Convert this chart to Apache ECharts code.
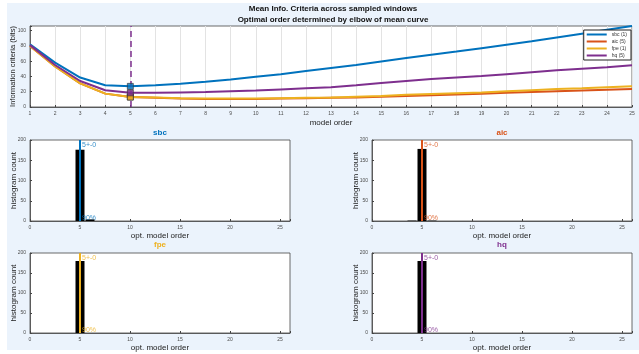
<!DOCTYPE html>
<html>
<head>
<meta charset="utf-8">
<script src="https://cdn.jsdelivr.net/npm/echarts@6/dist/echarts.min.js"></script>
<style>
  html, body { margin: 0; padding: 0; background: #fff; }
  #chart { width: 639px; height: 354px; }
</style>
</head>
<body>
<div id="chart"></div>
<script>
// 模型阶数 1..25
const modelOrder = [1, 2, 3, 4, 5, 6, 7, 8, 9, 10, 11, 12, 13, 14, 15, 16, 17, 18, 19, 20, 21, 22, 23, 24, 25]
// 平均信息准则曲线
const sbcMean = [82, 58, 38.5, 28.5, 27, 28.5, 30.5, 33, 36, 39.5, 43, 47, 51, 55, 59.5, 64, 68.5, 72.5, 77, 81.5, 86, 91, 96, 101, 106]
const aicMean = [80, 53, 31, 17.5, 13, 12, 11, 10.5, 10.5, 10.5, 11, 11.5, 12, 12.5, 13.5, 14.5, 15.5, 16.5, 17.5, 18.5, 19.5, 20.5, 21.5, 22.5, 23.5]
const fpeMean = [80, 53, 31, 17.5, 13, 12.5, 11.5, 11, 11, 11, 11.5, 12, 12.5, 13.5, 14.5, 16, 17, 18, 19, 20.5, 22, 23.5, 24.5, 26, 27]
const hqMean = [81, 55, 34, 22, 18.5, 18.5, 19, 19.5, 20.5, 21.5, 23, 24.5, 26, 28.5, 31.5, 34, 36.5, 38.5, 40.5, 43, 45.5, 48, 50, 52, 54.5]
const legendNames = ['sbc (1)', 'aic (5)', 'fpe (1)', 'hq (5)']
const elbowOrder = 5
// 直方图
const histOrders = [4, 5, 6]
const sbcHist = [0, 176, 4]
const aicHist = [1, 178, 1]
const fpeHist = [0, 180, 0]
const hqHist = [0, 180, 0]
const histTopText = '5+-0'
const histBottomText = '90%'

const colors = ['#0072BD', '#D95319', '#EDB120', '#7E2F8E']
const labelColor = '#4d4d4d'

let myChart = echarts.init(document.getElementById('chart'))

const grids = [
  { left: 30, top: 26, width: 602, height: 81 },
  { left: 30, top: 140, width: 260, height: 81 },
  { left: 372, top: 140, width: 260, height: 81 },
  { left: 30, top: 253, width: 260, height: 80 },
  { left: 372, top: 253, width: 260, height: 80 }
].map(g => Object.assign({ show: true, outerBoundsMode: 'none', containLabel: false, backgroundColor: '#fff', borderColor: '#444', borderWidth: 0.8 }, g))

const tickLabel = { color: labelColor, fontSize: 5, margin: 4, fontFamily: 'Liberation Sans' }
const nameStyle = { color: '#222', fontSize: 8, fontFamily: 'Liberation Sans' }

const xAxes = [{
  gridIndex: 0,
  type: 'value',
  min: 1,
  max: 25,
  interval: 1,
  name: 'model order',
  nameLocation: 'middle',
  nameGap: 12,
  nameMoveOverlap: false,
  nameTextStyle: nameStyle,
  axisLine: { lineStyle: { color: '#444', width: 0.8 } },
  axisTick: { inside: true, length: 2, lineStyle: { color: '#444' } },
  axisLabel: tickLabel,
  splitLine: { show: true, lineStyle: { color: '#e3e3e3', width: 1 } }
}]
const yAxes = [{
  gridIndex: 0,
  type: 'value',
  min: 0,
  max: 106,
  interval: 20,
  name: 'Information criteria (bits)',
  nameLocation: 'middle',
  nameGap: 13,
  nameMoveOverlap: false,
  nameTextStyle: { color: '#222', fontSize: 7.5, fontFamily: 'Liberation Sans' },
  axisLine: { show: true, lineStyle: { color: '#444', width: 0.8 } },
  axisTick: { show: true, inside: true, length: 2, lineStyle: { color: '#444' } },
  axisLabel: Object.assign({}, tickLabel, { formatter: v => (v % 20 === 0 ? v : '') }),
  splitLine: { show: false }
}]

for (let i = 1; i <= 4; i++) {
  xAxes.push({
    gridIndex: i,
    type: 'value',
    min: 0,
    max: 26,
    interval: 5,
    name: 'opt. model order',
    nameLocation: 'middle',
    nameGap: 11,
    nameMoveOverlap: false,
    nameTextStyle: nameStyle,
    axisLine: { lineStyle: { color: '#444', width: 0.8 } },
    axisTick: { inside: true, length: 2, lineStyle: { color: '#444' } },
    axisLabel: Object.assign({}, tickLabel, { formatter: v => (v % 5 === 0 ? v : '') }),
    splitLine: { show: false }
  })
  yAxes.push({
    gridIndex: i,
    type: 'value',
    min: 0,
    max: 200,
    interval: 50,
    name: 'histogram count',
    nameLocation: 'middle',
    nameGap: 12,
    nameMoveOverlap: false,
    nameTextStyle: nameStyle,
    axisLine: { show: true, lineStyle: { color: '#444', width: 0.8 } },
    axisTick: { show: true, inside: true, length: 2, lineStyle: { color: '#444' } },
    axisLabel: tickLabel,
    splitLine: { show: false }
  })
}

const means = [sbcMean, aicMean, fpeMean, hqMean]
const series = []
means.forEach((arr, k) => {
  series.push({
    name: legendNames[k],
    type: 'line',
    xAxisIndex: 0,
    yAxisIndex: 0,
    data: modelOrder.map((o, i) => [o, arr[i]]),
    symbol: 'none',
    lineStyle: { color: colors[k], width: 2 },
    itemStyle: { color: colors[k] },
    z: 3 + k,
    markLine: k === 3 ? {
      silent: true,
      symbol: 'none',
      label: { show: false },
      lineStyle: { color: colors[3], type: [6, 4], width: 1.5 },
      data: [{ xAxis: elbowOrder }]
    } : undefined
  })
})
// 拐点标记
means.forEach((arr, k) => {
  const idx = modelOrder.indexOf(elbowOrder)
  series.push({
    type: 'scatter',
    xAxisIndex: 0,
    yAxisIndex: 0,
    data: [[elbowOrder, arr[idx]]],
    symbol: 'rect',
    symbolSize: 6,
    itemStyle: { color: colors[k], borderColor: '#333', borderWidth: 0.8 },
    z: 10
  })
})

const hists = [sbcHist, aicHist, fpeHist, hqHist]
const titles = ['sbc', 'aic', 'fpe', 'hq']
hists.forEach((h, k) => {
  const ai = k + 1
  series.push({
    type: 'bar',
    xAxisIndex: ai,
    yAxisIndex: ai,
    data: histOrders.map((o, i) => [o, h[i]]),
    barWidth: 9,
    itemStyle: { color: '#000' },
    z: 3
  })
  series.push({
    type: 'line',
    xAxisIndex: ai,
    yAxisIndex: ai,
    data: [[elbowOrder, 0], [elbowOrder, 200]],
    symbol: 'none',
    lineStyle: { color: colors[k], width: 2 },
    z: 5
  })
  series.push({
    type: 'scatter',
    xAxisIndex: ai,
    yAxisIndex: ai,
    symbolSize: 0,
    z: 6,
    data: [
      { value: [elbowOrder, 200], label: { formatter: histTopText, offset: [0, 5] } },
      { value: [elbowOrder, 0], label: { formatter: histBottomText, offset: [0, -3] } }
    ],
    label: {
      show: true,
      position: 'right',
      distance: 2,
      color: colors[k],
      fontSize: 7,
      fontFamily: 'Liberation Sans'
    }
  })
})

const titleList = [
  { text: 'Mean Info. Criteria across sampled windows\nOptimal order determined by elbow of mean curve', left: 333, top: 3, padding: 0, textAlign: 'center',
    textStyle: { fontSize: 8, fontWeight: 'bold', color: '#111', lineHeight: 11, fontFamily: 'Liberation Sans' } }
]
const centers = [[160, 129], [502, 129], [160, 241], [502, 241]]
titles.forEach((t, k) => {
  titleList.push({
    text: t,
    left: centers[k][0],
    top: centers[k][1],
    padding: 0,
    textAlign: 'center',
    textStyle: { fontSize: 8, fontWeight: 'bold', color: colors[k], fontFamily: 'Liberation Sans' }
  })
})

myChart.setOption({
  animation: false,
  backgroundColor: '#fff',
  graphic: [{
    type: 'rect',
    shape: { x: 7, y: 3, width: 632, height: 347 },
    style: { fill: '#ebf3fc' },
    z: -10,
    silent: true
  }],
  title: titleList,
  legend: {
    data: legendNames,
    orient: 'vertical',
    right: 8,
    top: 30,
    icon: 'rect',
    itemWidth: 20,
    itemHeight: 2,
    itemGap: 2,
    padding: [2, 4, 2, 3],
    backgroundColor: '#fff',
    borderColor: '#222',
    borderWidth: 1,
    textStyle: { fontSize: 5, color: '#333', fontFamily: 'Liberation Sans' }
  },
  grid: grids,
  xAxis: xAxes,
  yAxis: yAxes,
  series: series
})
</script>
</body>
</html>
========
Repeat the lines above, starting at the first and stopping after the line that holds "let myChart = echarts.init(document.getElementById('chart'))", with the pictures left out.

Convert this chart to Apache ECharts code.
<!DOCTYPE html>
<html>
<head>
<meta charset="utf-8">
<script src="https://cdn.jsdelivr.net/npm/echarts@6/dist/echarts.min.js"></script>
<style>
  html, body { margin: 0; padding: 0; background: #fff; }
  #chart { width: 639px; height: 354px; }
</style>
</head>
<body>
<div id="chart"></div>
<script>
// 模型阶数 1..25
const modelOrder = [1, 2, 3, 4, 5, 6, 7, 8, 9, 10, 11, 12, 13, 14, 15, 16, 17, 18, 19, 20, 21, 22, 23, 24, 25]
// 平均信息准则曲线
const sbcMean = [82, 58, 38.5, 28.5, 27, 28.5, 30.5, 33, 36, 39.5, 43, 47, 51, 55, 59.5, 64, 68.5, 72.5, 77, 81.5, 86, 91, 96, 101, 106]
const aicMean = [80, 53, 31, 17.5, 13, 12, 11, 10.5, 10.5, 10.5, 11, 11.5, 12, 12.5, 13.5, 14.5, 15.5, 16.5, 17.5, 18.5, 19.5, 20.5, 21.5, 22.5, 23.5]
const fpeMean = [80, 53, 31, 17.5, 13, 12.5, 11.5, 11, 11, 11, 11.5, 12, 12.5, 13.5, 14.5, 16, 17, 18, 19, 20.5, 22, 23.5, 24.5, 26, 27]
const hqMean = [81, 55, 34, 22, 18.5, 18.5, 19, 19.5, 20.5, 21.5, 23, 24.5, 26, 28.5, 31.5, 34, 36.5, 38.5, 40.5, 43, 45.5, 48, 50, 52, 54.5]
const legendNames = ['sbc (1)', 'aic (5)', 'fpe (1)', 'hq (5)']
const elbowOrder = 5
// 直方图
const histOrders = [4, 5, 6]
const sbcHist = [0, 176, 4]
const aicHist = [1, 178, 1]
const fpeHist = [0, 180, 0]
const hqHist = [0, 180, 0]
const histTopText = '5+-0'
const histBottomText = '90%'

const colors = ['#0072BD', '#D95319', '#EDB120', '#7E2F8E']
const labelColor = '#4d4d4d'

let myChart = echarts.init(document.getElementById('chart'))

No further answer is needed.